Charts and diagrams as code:

------------------------------------

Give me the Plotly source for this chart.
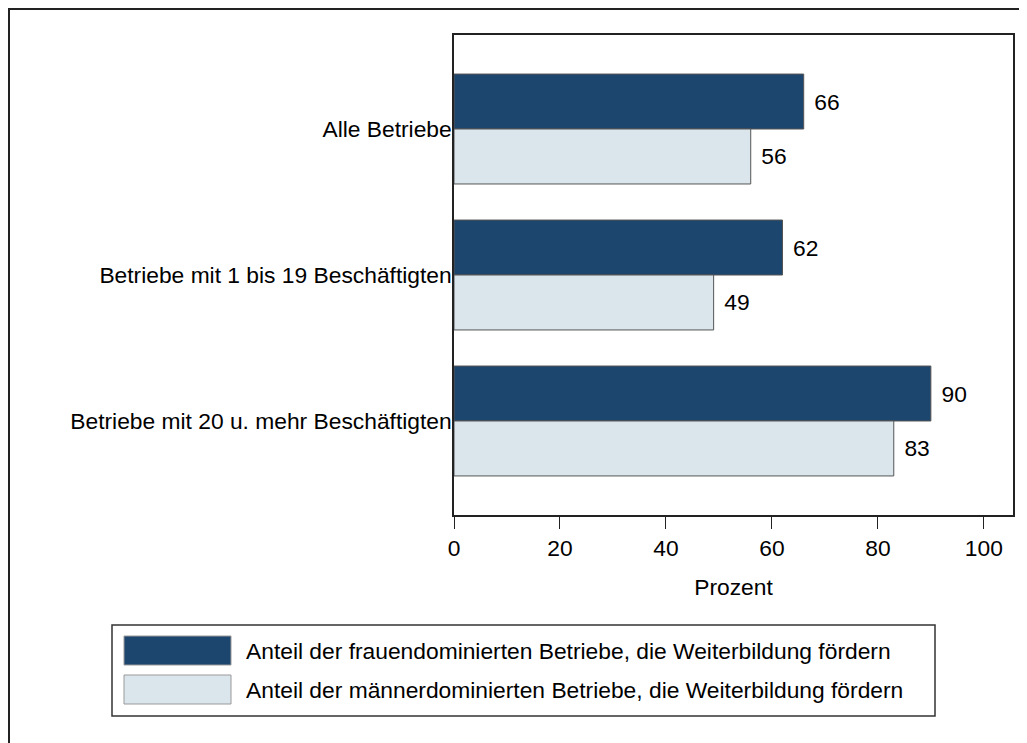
import plotly.graph_objects as go

categories = ["Alle Betriebe", "Betriebe mit 1 bis 19 Beschäftigten", "Betriebe mit 20 u. mehr Beschäftigten"]
frauen = [66, 62, 90]
maenner = [56, 49, 83]
series_names = ["Anteil der frauendominierten Betriebe, die Weiterbildung fördern",
                "Anteil der männerdominierten Betriebe, die Weiterbildung fördern"]
x_ticks = [0, 20, 40, 60, 80, 100]

DARK = "#1d466e"
LIGHT = "#dae6ec"
FONT = "Liberation Sans, Arial, sans-serif"
FS = 22.8

OFF = 8  # page offset of the figure
W, H = 1027, 743
L, R, T, B = 446, 22, 27, 236
pw, ph = W - L - R, H - T - B

def px(x):  # page x -> paper
    return (x - OFF - L) / pw

def py(y):  # page y -> paper
    return (H - B - (y - OFF)) / ph

fig = go.Figure()
for name, vals, col in [(series_names[0], frauen, DARK), (series_names[1], maenner, LIGHT)]:
    fig.add_trace(go.Bar(
        y=categories, x=vals, orientation="h", name=name,
        marker=dict(color=col, line=dict(color="#555555", width=1)),
        text=[f"\u2004{v}" for v in vals], textposition="outside",
        textfont=dict(size=FS, color="black", family=FONT),
        cliponaxis=False, showlegend=False,
    ))

shapes = []
# outer frame (figure border)
shapes.append(dict(type="rect", xref="paper", yref="paper",
                   x0=px(9), x1=px(1100), y0=py(800), y1=py(9),
                   line=dict(color="#222222", width=2), fillcolor="rgba(0,0,0,0)", layer="below"))
# legend box
shapes.append(dict(type="rect", xref="paper", yref="paper",
                   x0=px(112), x1=px(935), y0=py(716), y1=py(625),
                   line=dict(color="#333333", width=1.5), fillcolor="white"))
annotations = []
for i, (name, col) in enumerate(zip(series_names, [DARK, LIGHT])):
    top = 636 + i * 39
    shapes.append(dict(type="rect", xref="paper", yref="paper",
                       x0=px(124), x1=px(231), y0=py(top + 29), y1=py(top),
                       line=dict(color="#999999", width=1), fillcolor=col))
    annotations.append(dict(xref="paper", yref="paper", x=px(244), y=py(top + 15),
                            xanchor="left", yanchor="middle", showarrow=False,
                            text=name, font=dict(size=FS, color="black", family=FONT)))

fig.update_layout(
    width=W, height=H,
    margin=dict(l=L, r=R, t=T, b=B, autoexpand=False),
    paper_bgcolor="white", plot_bgcolor="white",
    barmode="group", bargap=0.247, bargroupgap=0,
    font=dict(family=FONT, size=FS, color="black"),
    shapes=shapes, annotations=annotations,
    xaxis=dict(range=[0, 105.5], tickvals=x_ticks, ticks="outside", ticklen=12,
               tickcolor="#222222", showgrid=False, zeroline=False,
               showline=True, mirror=True, linecolor="#222222", linewidth=1.5,
               tickfont=dict(size=FS, family=FONT, color="black"),
               title=dict(text="Prozent", standoff=19, font=dict(size=FS, family=FONT, color="black"))),
    yaxis=dict(range=[2.644, -0.644], showgrid=False, zeroline=False, ticks="",
               ticklabelstandoff=-4,
               showline=True, mirror=True, linecolor="#222222", linewidth=1.5,
               tickfont=dict(size=FS, family=FONT, color="black")),
)

fig.write_html("out.html")
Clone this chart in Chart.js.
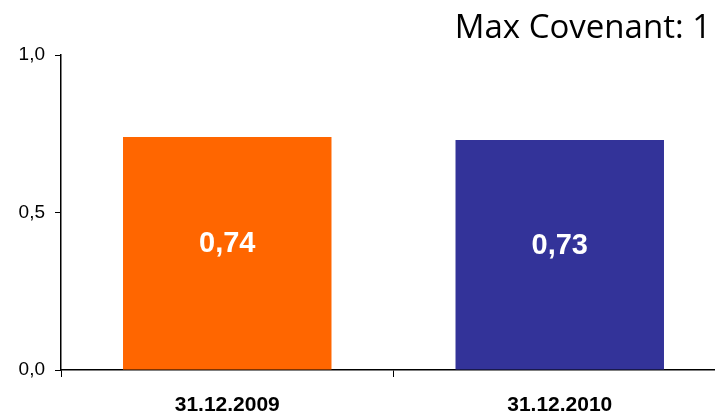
<!DOCTYPE html>
<html><head><meta charset="utf-8">
<style>html,body{margin:0;padding:0;background:#fff;overflow:hidden;width:715px;height:412px}
#wrap{width:726px;height:412px;position:relative}</style>
<script src="https://cdn.jsdelivr.net/npm/chart.js@4/dist/chart.umd.min.js"></script>
</head><body><div id="wrap"><canvas id="c" width="726" height="412"></canvas></div>
<script>
const categories = ["31.12.2009", "31.12.2010"];
const values = [0.74, 0.73];
const barColors = ["#FF6600", "#333399"];
const yTicks = [0, 0.5, 1.0];
const titleText = "Max Covenant: 1";

const fmt = v => v.toFixed(1).replace('.', ',');

const labelPlugin = {
  id: 'labels',
  afterDatasetsDraw(chart) {
    const ctx = chart.ctx;
    const meta = chart.getDatasetMeta(0);
    ctx.save();
    ctx.fillStyle = '#fff';
    ctx.font = 'bold 29px "Liberation Sans", Arial, sans-serif';
    ctx.textAlign = 'center';
    ctx.textBaseline = 'middle';
    meta.data.forEach((bar, i) => {
      const v = values[i];
      const mid = (bar.y + bar.base) / 2 - 9;
      ctx.fillText(v.toFixed(2).replace('.', ','), bar.x, mid);
    });
    ctx.restore();
  },
  afterDraw(chart) {
    const ctx = chart.ctx;
    ctx.save();
    ctx.fillStyle = '#000';
    ctx.font = '33px "Open Sans", "Liberation Sans", sans-serif';
    ctx.textAlign = 'right';
    ctx.textBaseline = 'alphabetic';
    ctx.fillText(titleText, 711, 38);
    ctx.restore();
  }
};

new Chart(document.getElementById('c'), {
  type: 'bar',
  data: {
    labels: categories,
    datasets: [{
      data: values,
      backgroundColor: barColors,
      borderWidth: 0,
      categoryPercentage: 1,
      barPercentage: 0.627
    }]
  },
  options: {
    responsive: false,
    maintainAspectRatio: false,
    animation: false,
    devicePixelRatio: 1,
    layout: { padding: { top: 55, right: 0, left: 0, bottom: 0 } },
    plugins: { legend: { display: false }, tooltip: { enabled: false }, title: { display: false } },
    scales: {
      x: {
        grid: { display: true, drawOnChartArea: false, drawTicks: true, tickLength: 7, color: '#000', offset: true },
        border: { color: '#000', width: 1.5 },
        ticks: { color: '#000', font: { family: '"Liberation Sans", Arial, sans-serif', size: 21, weight: 'bold' }, padding: 16, maxRotation: 0 },
        afterFit(s) { s.height = 42; }
      },
      y: {
        min: 0, max: 1,
        afterBuildTicks(s) { s.ticks = yTicks.map(v => ({ value: v })); },
        grid: { display: true, drawOnChartArea: false, drawTicks: true, tickLength: 6, color: '#000' },
        border: { color: '#000', width: 1.5 },
        ticks: { color: '#000', font: { family: '"Liberation Sans", Arial, sans-serif', size: 19 }, padding: 10,
          callback: v => fmt(v) },
        afterFit(s) { s.width = 61; }
      }
    }
  },
  plugins: [labelPlugin]
});
</script>
</body></html>
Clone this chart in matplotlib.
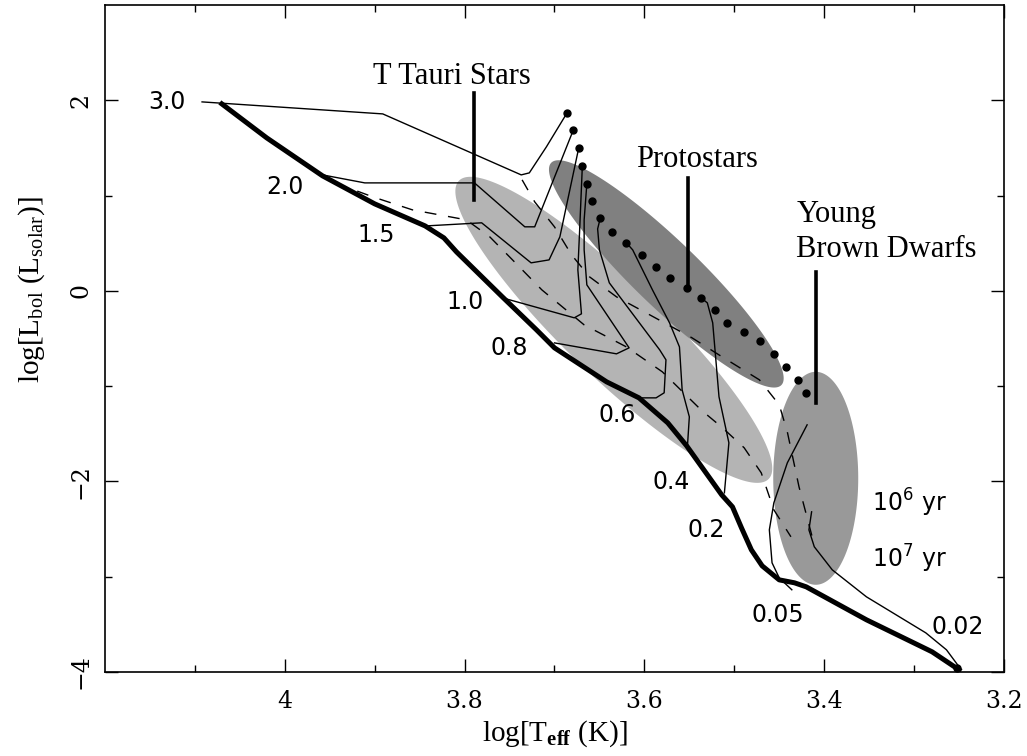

------------------------------------

What is the number of lines above that contain the string "this"? Answer with the number alone.

3